# Q about A/C Unit



## Couriant (Mar 26, 2002)

My AC unit in my apartment always freezes up (pipe is iced up) every summer. It also seems to freeze up if i have the ac off for a while, like when I went on vacation I turned it up to 75. It has been freezing up at least once a week now. 

All the maintainence do from what I know is add free-on or charging it up... The dam thing outside looks like it's from 1970s (and the maintanence guys are older than dirt, no offense to old guys here) and I am tired of being in high 80s when I'm going to bed...

is there something i should look for so I can tell them to replace the ac unit?


----------



## Elvandil (Aug 1, 2003)

Not sure what you mean is freezing up. The freon pipes can't freeze. Are water pipes freezing?

If you are just talking about ice formation on some pipe, the best way to deal with that is to cover it with wrap foam insulation that will keep the cold in and the moisture out.


----------



## wacor (Feb 22, 2005)

is it clean? if not that can cause it. those window units regularly need the filter cleaned


----------



## Couriant (Mar 26, 2002)

It's not a window A/C unit.

The pipe I'm talking about is a pipe that seems to come from the AC/Fan unit outside and into the unit inside. Both the pipe outside and inside freeze up, like how ice is formed in your freezer. Though I have notice this happening on hotter days.

I will take pictures to show you what i mean  should have done that yesterday but the pipe wasn't fully frozen then (spots of ice around the pipe)


----------



## wacor (Feb 22, 2005)

is the part of the unit outside clean?? I am by no means an expert but I am guessing if that gets dirty the same problems will happen as a window a/c


----------



## dcannaday (Dec 8, 2005)

I have an old unit and it freezes up. The fins around the condenser sometimes look like a block of ice. This happens about once every couple of years. According to the repair guys, I have a slow leak of freon. They fill it up, it cools better than ever, and I am good for another two years. Hope this helps.


----------



## mrss (Jun 13, 2007)

I own a rental place where the AC has frozen up a number of times. The most common cause was a dirty air filter. It causes slower air movement around the evaporator and the moist air would freeze. I have tenants who forget or can't figure out how to change the filter, even though I keep a supply there for them. So they call, I go over, thaw it out with a hair dryer, put in a new filter and am good til the next summer.

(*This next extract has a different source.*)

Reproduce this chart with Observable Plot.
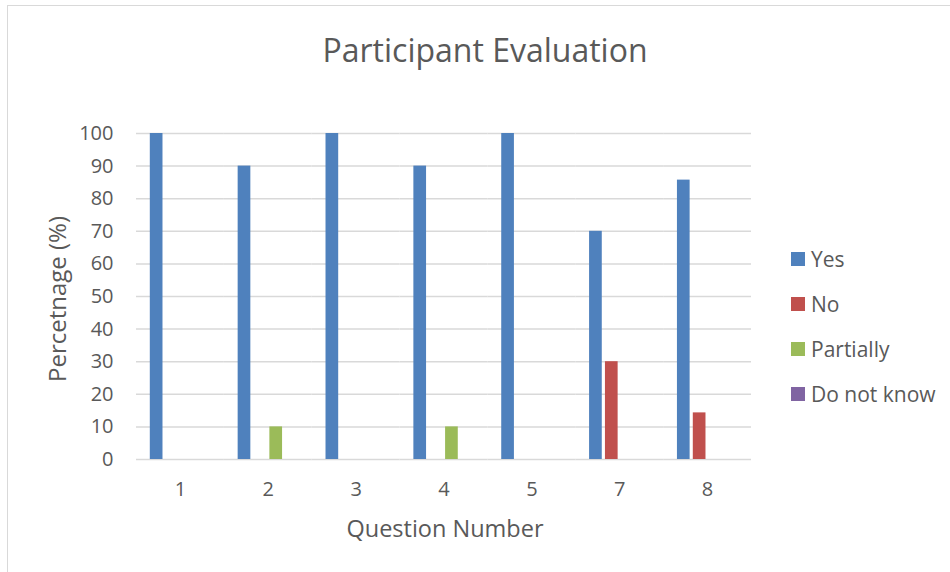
<!DOCTYPE html>
<html>
<head>
<meta charset="utf-8">
<script src="https://cdn.jsdelivr.net/npm/d3@7"></script>
<script src="https://cdn.jsdelivr.net/npm/@observablehq/plot@0.6"></script>
<style>
  html, body { margin: 0; padding: 0; background: #fff; overflow: hidden; }
  #wrap { position: relative; width: 950px; height: 572px; overflow: hidden; font-family: "Open Sans", sans-serif; color: #595959; }
  #frame { position: absolute; left: 7px; top: 5px; width: 1200px; height: 1200px; border: 1.5px solid #d9d9d9; box-sizing: border-box; }
  #title { position: absolute; left: 485px; top: 49px; transform: translate(-50%, -50%); font-size: 32px; font-weight: 400; white-space: nowrap; }
  #ytitle { position: absolute; left: 56px; top: 299px; transform: translate(-50%, -50%) rotate(-90deg); font-size: 24px; white-space: nowrap; }
  #xtitle { position: absolute; left: 445px; top: 528px; transform: translate(-50%, -50%); font-size: 23.5px; white-space: nowrap; }
  #chart { position: absolute; left: 0; top: 100px; }
  #legend { position: absolute; left: 791px; top: 0; }
  .li { position: absolute; left: 0; display: flex; align-items: center; white-space: nowrap; font-size: 21px; transform: translateY(-50%); }
  .sw { width: 14px; height: 14px; margin-right: 6px; }
</style>
</head>
<body>
<div id="wrap">
  <div id="frame"></div>
  <div id="title">Participant Evaluation</div>
  <div id="chart"></div>
  <div id="ytitle">Percetnage (%)</div>
  <div id="xtitle">Question Number</div>
  <div id="legend"></div>
</div>
<script>
const questions = ["1", "2", "3", "4", "5", "7", "8"];
const series = ["Yes", "No", "Partially", "Do not know"];
const yesValues = [100, 90, 100, 90, 100, 70, 85.7];
const noValues = [0, 0, 0, 0, 0, 30, 14.3];
const partiallyValues = [0, 10, 0, 10, 0, 0, 0];
const dontKnowValues = [0, 0, 0, 0, 0, 0, 0];
const colors = ["#4f81bd", "#c0504d", "#9bbb59", "#8064a2"];
const yTicks = [0, 10, 20, 30, 40, 50, 60, 70, 80, 90, 100];

const valuesBySeries = [yesValues, noValues, partiallyValues, dontKnowValues];
const data = [];
questions.forEach((q, i) => {
  series.forEach((s, j) => {
    data.push({question: q, series: s, value: valuesBySeries[j][i]});
  });
});

const chart = Plot.plot({
  width: 950,
  height: 410,
  marginLeft: 136,
  marginRight: 199,
  marginTop: 33,
  marginBottom: 51,
  style: {fontFamily: "Open Sans, sans-serif", fontSize: "20px", color: "#595959", background: "transparent"},
  fx: {domain: questions, padding: 0, round: false, label: null},
  x: {domain: series, paddingInner: 0.2, paddingOuter: 0.87, round: false, axis: null},
  y: {domain: [0, 100], label: null},
  color: {domain: series, range: colors},
  marks: [
    Plot.gridY(yTicks, {stroke: "#d9d9d9", strokeOpacity: 1, strokeWidth: 1.5}),
    Plot.axisY(yTicks, {tickSize: 0, tickPadding: 23, label: null, fill: "#595959", fontSize: 20}),
    Plot.axisFx({anchor: "bottom", tickSize: 0, tickPadding: 22, label: null, fill: "#595959", fontSize: 20}),
    Plot.barY(data, {fx: "question", x: "series", y: "value", fill: "series"})
  ]
});
document.getElementById("chart").appendChild(chart);

const legend = document.getElementById("legend");
const legendY = [259, 304, 349, 394];
series.forEach((s, j) => {
  const item = document.createElement("div");
  item.className = "li";
  item.style.top = legendY[j] + "px";
  const sw = document.createElement("div");
  sw.className = "sw";
  sw.style.background = colors[j];
  const t = document.createElement("span");
  t.textContent = s;
  item.appendChild(sw);
  item.appendChild(t);
  legend.appendChild(item);
});
</script>
</body>
</html>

And the other reason for it is low freon. If it ices up again, I call service and they add some refrigerant. They never find the leak, say it must be too small.

It's freezing on the intake pipes? Maybe go to the hardware store and buy a foam tube to insulate it. It might help keep the ice from going further down into the evaporator. Or look into a dehumdifier to take the moisture out so the apartment air isn't so humid ... but I bet a dehumidifier 24/7 might take as much power as the AC,


----------



## JohnWill (Oct 19, 2002)

The freezing is almost always the unit being low on refrigerant, though a clogged filter can cause that in extreme cases.


----------



## crjdriver (Jan 2, 2001)

Seeing ice form on a pipe can simply be condensation freezing. When the evaporator freezes, then airflow through the evap stops [and your room is hot]

All A/C units have some type of monitoring to stop this from happening. On some it is called suction throttling; ie the flow of gas on the low [cold] side is restricted, on others it simply cycles the compressor off. The problem is in whatever controls evap temp.


----------



## JohnWill (Oct 19, 2002)

Ice on the pipe can be normal, however if the coils freeze over, that's not normal for any operating mode.


----------



## Mumbodog (Oct 3, 2007)

There are 2 lines that go to the AC unit, one small (liquid line-high pressure) and a larger one (Low pressure return)

The large one is always prone to collecting ice on the outside due to high humidity and condensation, normally the large line is insulated with a foam sleeve that prevents ice from collecting and also improves efficiency of the system.

If the system is charged properly you should not get any icing near the outside unit where the lines go into it, this is a sign of overcharging, which is sometimes done because the unit is old and can no longer do its job, so these old guys think it is low on freon and overcharge it, it will eventually trash the compressor, maybe you will get a new AC unit this way. 

Central Air conditioners in homes or apartments can only get a 10 degree drop across the evaporator, what this means is that if it is 80 degree's in your house, and you put a thermometer in the AC vent that is blowing cool air into the room, at best it will read 70 degree's, and that is if the unit is operating at peak performance. If the house is not insulated properly then you may not get much drop in temperature inside, the AC unit cannot remove the heat faster than it is coming in, so the thermometer trick is an easy way to tell if it is a AC unit problem, or a insulation issue. Use the same thermometer to take both temp readings.

The only other thing it could be is an undersized unit for the dwelling.


----------